Below is a listing to transcribe in full and exactly; keep the pictures out.

────

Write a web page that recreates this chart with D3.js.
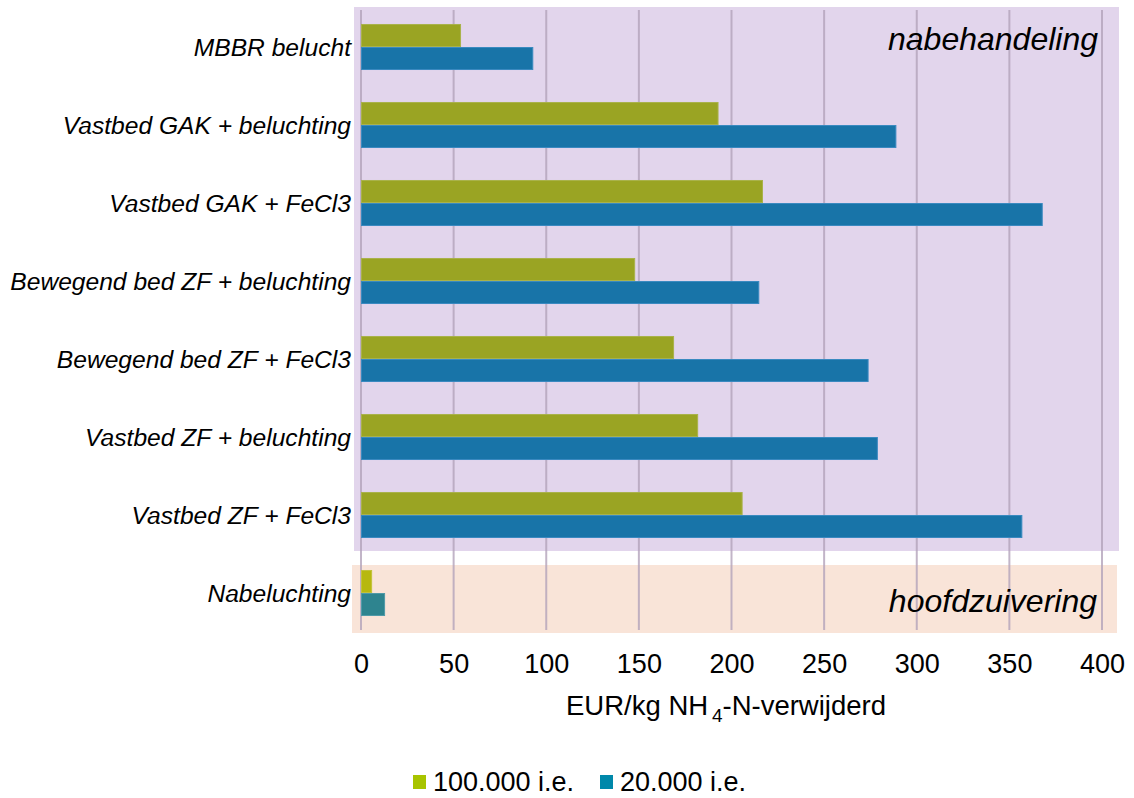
<!DOCTYPE html>
<html><head><meta charset="utf-8">
<script src="https://cdn.jsdelivr.net/npm/d3@7"></script>
<style>body{margin:0;background:#fff;} text{font-family:"Liberation Sans",Arial,sans-serif;}</style>
</head><body><svg id="c" width="1134" height="798"></svg>
<script>
const categories = ["MBBR belucht","Vastbed GAK + beluchting","Vastbed GAK + FeCl3","Bewegend bed ZF + beluchting","Bewegend bed ZF + FeCl3","Vastbed ZF + beluchting","Vastbed ZF + FeCl3","Nabeluchting"];
const groups = ["nabehandeling","nabehandeling","nabehandeling","nabehandeling","nabehandeling","nabehandeling","nabehandeling","hoofdzuivering"];
const seriesNames = ["100.000 i.e.","20.000 i.e."];
const values100k = [54,193,217,148,169,182,206,6];
const values20k = [93,289,368,215,274,279,357,13];
const xTicks = [0,50,100,150,200,250,300,350,400];

const svg = d3.select("#c");
const x = d3.scaleLinear().domain([0,400]).range([361,1102]);
const y = d3.scaleBand().domain(categories).range([8,632]).paddingInner(0.41).paddingOuter(0.205);
const ys = d3.scaleBand().domain(seriesNames).range([0,y.bandwidth()]);

// panels
const panelFill = {nabehandeling:"#e2d5ec", hoofdzuivering:"#f9e4d8"};
const panels = [
  {name:"nabehandeling", x0:354, x1:1119, y0:7, y1:551},
  {name:"hoofdzuivering", x0:352, x1:1117, y0:565, y1:633}
];
svg.selectAll("rect.panel").data(panels).enter().append("rect")
  .attr("x",d=>d.x0).attr("y",d=>d.y0).attr("width",d=>d.x1-d.x0).attr("height",d=>d.y1-d.y0)
  .attr("fill",d=>panelFill[d.name]);

// gridlines
svg.selectAll("line.grid").data(xTicks).enter().append("line")
  .attr("x1",d=>x(d)).attr("x2",d=>x(d)).attr("y1",10).attr("y2",630)
  .attr("stroke","#b3a3ba").attr("stroke-opacity",0.8).attr("stroke-width",2);

// bar colors per panel
const colors = {
  nabehandeling: ["#9aa423","#1874a8"],
  hoofdzuivering: ["#b7b80f","#2e848f"]
};
const strokeCols = {
  nabehandeling: ["#a9b24a","#3a8ac0"],
  hoofdzuivering: ["#c2c23a","#4f9aa8"]
};
const rows = categories.map((c,i)=>({cat:c, group:groups[i], vals:[values100k[i],values20k[i]]}));
const g = svg.selectAll("g.row").data(rows).enter().append("g").attr("transform",d=>`translate(0,${y(d.cat)})`);
g.selectAll("rect").data(d=>d.vals.map((v,k)=>({v,k,group:d.group}))).enter().append("rect")
  .attr("x",x(0)+0.5).attr("y",d=>ys(seriesNames[d.k])+0.5)
  .attr("width",d=>x(d.v)-x(0)-1).attr("height",ys.bandwidth()-1)
  .attr("fill",d=>colors[d.group][d.k]).attr("stroke",d=>strokeCols[d.group][d.k]).attr("stroke-width",1);

// category labels
svg.selectAll("text.cat").data(categories).enter().append("text")
  .attr("x",351).attr("y",d=>y(d)+y.bandwidth()/2).attr("dy","0.35em")
  .attr("text-anchor","end").attr("font-style","italic").attr("font-size",24.6).attr("fill","#000")
  .text(d=>d);

// panel labels
svg.append("text").attr("x",1098).attr("y",50).attr("text-anchor","end").attr("font-style","italic").attr("font-size",32).text("nabehandeling");
svg.append("text").attr("x",1097).attr("y",612).attr("text-anchor","end").attr("font-style","italic").attr("font-size",32).text("hoofdzuivering");

// x axis
const ax = svg.append("g").attr("transform","translate(0,673)")
  .call(d3.axisBottom(x).tickValues(xTicks).tickSize(0).tickPadding(0));
ax.select(".domain").remove();
ax.selectAll("text").attr("font-size",27).attr("fill","#000").attr("dy",0).attr("y",0).style("font-family","Liberation Sans, Arial, sans-serif");

// axis title
const t = svg.append("text").attr("x",726).attr("y",715).attr("text-anchor","middle").attr("font-size",27.5).attr("fill","#000");
t.append("tspan").text("EUR/kg NH");
t.append("tspan").attr("dy",7).attr("font-size",19).text("\u20094");
t.append("tspan").attr("dy",-7).text("-N-verwijderd");

// legend
const legendColors = ["#a8c400","#0088aa"];
const lx = [413, 600];
const lg = svg.selectAll("g.leg").data(seriesNames).enter().append("g").attr("transform",(d,i)=>`translate(${lx[i]},775)`);
lg.append("rect").attr("width",13).attr("height",14).attr("fill",(d,i)=>legendColors[i]);
lg.append("text").attr("x",20).attr("y",16).attr("font-size",27).attr("fill","#000").text(d=>d);
</script></body></html>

────

_Correct result:_
Write a web page that recreates this chart with D3.js.
<!DOCTYPE html>
<html><head><meta charset="utf-8">
<script src="https://cdn.jsdelivr.net/npm/d3@7"></script>
<style>body{margin:0;background:#fff;} text{font-family:"Liberation Sans",Arial,sans-serif;}</style>
</head><body><svg id="c" width="1134" height="798"></svg>
<script>
const categories = ["MBBR belucht","Vastbed GAK + beluchting","Vastbed GAK + FeCl3","Bewegend bed ZF + beluchting","Bewegend bed ZF + FeCl3","Vastbed ZF + beluchting","Vastbed ZF + FeCl3","Nabeluchting"];
const groups = ["nabehandeling","nabehandeling","nabehandeling","nabehandeling","nabehandeling","nabehandeling","nabehandeling","hoofdzuivering"];
const seriesNames = ["100.000 i.e.","20.000 i.e."];
const values100k = [54,193,217,148,169,182,206,6];
const values20k = [93,289,368,215,274,279,357,13];
const xTicks = [0,50,100,150,200,250,300,350,400];

const svg = d3.select("#c");
const x = d3.scaleLinear().domain([0,400]).range([361,1102]);
const y = d3.scaleBand().domain(categories).range([8,632]).paddingInner(0.41).paddingOuter(0.205);
const ys = d3.scaleBand().domain(seriesNames).range([0,y.bandwidth()]);

// panels
const panelFill = {nabehandeling:"#e2d5ec", hoofdzuivering:"#f9e4d8"};
const panels = [
  {name:"nabehandeling", x0:354, x1:1119, y0:7, y1:551},
  {name:"hoofdzuivering", x0:352, x1:1117, y0:565, y1:633}
];
svg.selectAll("rect.panel").data(panels).enter().append("rect")
  .attr("x",d=>d.x0).attr("y",d=>d.y0).attr("width",d=>d.x1-d.x0).attr("height",d=>d.y1-d.y0)
  .attr("fill",d=>panelFill[d.name]);

// gridlines
svg.selectAll("line.grid").data(xTicks).enter().append("line")
  .attr("x1",d=>x(d)).attr("x2",d=>x(d)).attr("y1",10).attr("y2",630)
  .attr("stroke","#b3a3ba").attr("stroke-opacity",0.8).attr("stroke-width",2);

// bar colors per panel
const colors = {
  nabehandeling: ["#9aa423","#1874a8"],
  hoofdzuivering: ["#b7b80f","#2e848f"]
};
const strokeCols = {
  nabehandeling: ["#a9b24a","#3a8ac0"],
  hoofdzuivering: ["#c2c23a","#4f9aa8"]
};
const rows = categories.map((c,i)=>({cat:c, group:groups[i], vals:[values100k[i],values20k[i]]}));
const g = svg.selectAll("g.row").data(rows).enter().append("g").attr("transform",d=>`translate(0,${y(d.cat)})`);
g.selectAll("rect").data(d=>d.vals.map((v,k)=>({v,k,group:d.group}))).enter().append("rect")
  .attr("x",x(0)+0.5).attr("y",d=>ys(seriesNames[d.k])+0.5)
  .attr("width",d=>x(d.v)-x(0)-1).attr("height",ys.bandwidth()-1)
  .attr("fill",d=>colors[d.group][d.k]).attr("stroke",d=>strokeCols[d.group][d.k]).attr("stroke-width",1);

// category labels
svg.selectAll("text.cat").data(categories).enter().append("text")
  .attr("x",351).attr("y",d=>y(d)+y.bandwidth()/2).attr("dy","0.35em")
  .attr("text-anchor","end").attr("font-style","italic").attr("font-size",24.6).attr("fill","#000")
  .text(d=>d);

// panel labels
svg.append("text").attr("x",1098).attr("y",50).attr("text-anchor","end").attr("font-style","italic").attr("font-size",32).text("nabehandeling");
svg.append("text").attr("x",1097).attr("y",612).attr("text-anchor","end").attr("font-style","italic").attr("font-size",32).text("hoofdzuivering");

// x axis
const ax = svg.append("g").attr("transform","translate(0,673)")
  .call(d3.axisBottom(x).tickValues(xTicks).tickSize(0).tickPadding(0));
ax.select(".domain").remove();
ax.selectAll("text").attr("font-size",27).attr("fill","#000").attr("dy",0).attr("y",0).style("font-family","Liberation Sans, Arial, sans-serif");

// axis title
const t = svg.append("text").attr("x",726).attr("y",715).attr("text-anchor","middle").attr("font-size",27.5).attr("fill","#000");
t.append("tspan").text("EUR/kg NH");
t.append("tspan").attr("dy",7).attr("font-size",19).text("\u20094");
t.append("tspan").attr("dy",-7).text("-N-verwijderd");

// legend
const legendColors = ["#a8c400","#0088aa"];
const lx = [413, 600];
const lg = svg.selectAll("g.leg").data(seriesNames).enter().append("g").attr("transform",(d,i)=>`translate(${lx[i]},775)`);
lg.append("rect").attr("width",13).attr("height",14).attr("fill",(d,i)=>legendColors[i]);
lg.append("text").attr("x",20).attr("y",16).attr("font-size",27).attr("fill","#000").text(d=>d);
</script></body></html>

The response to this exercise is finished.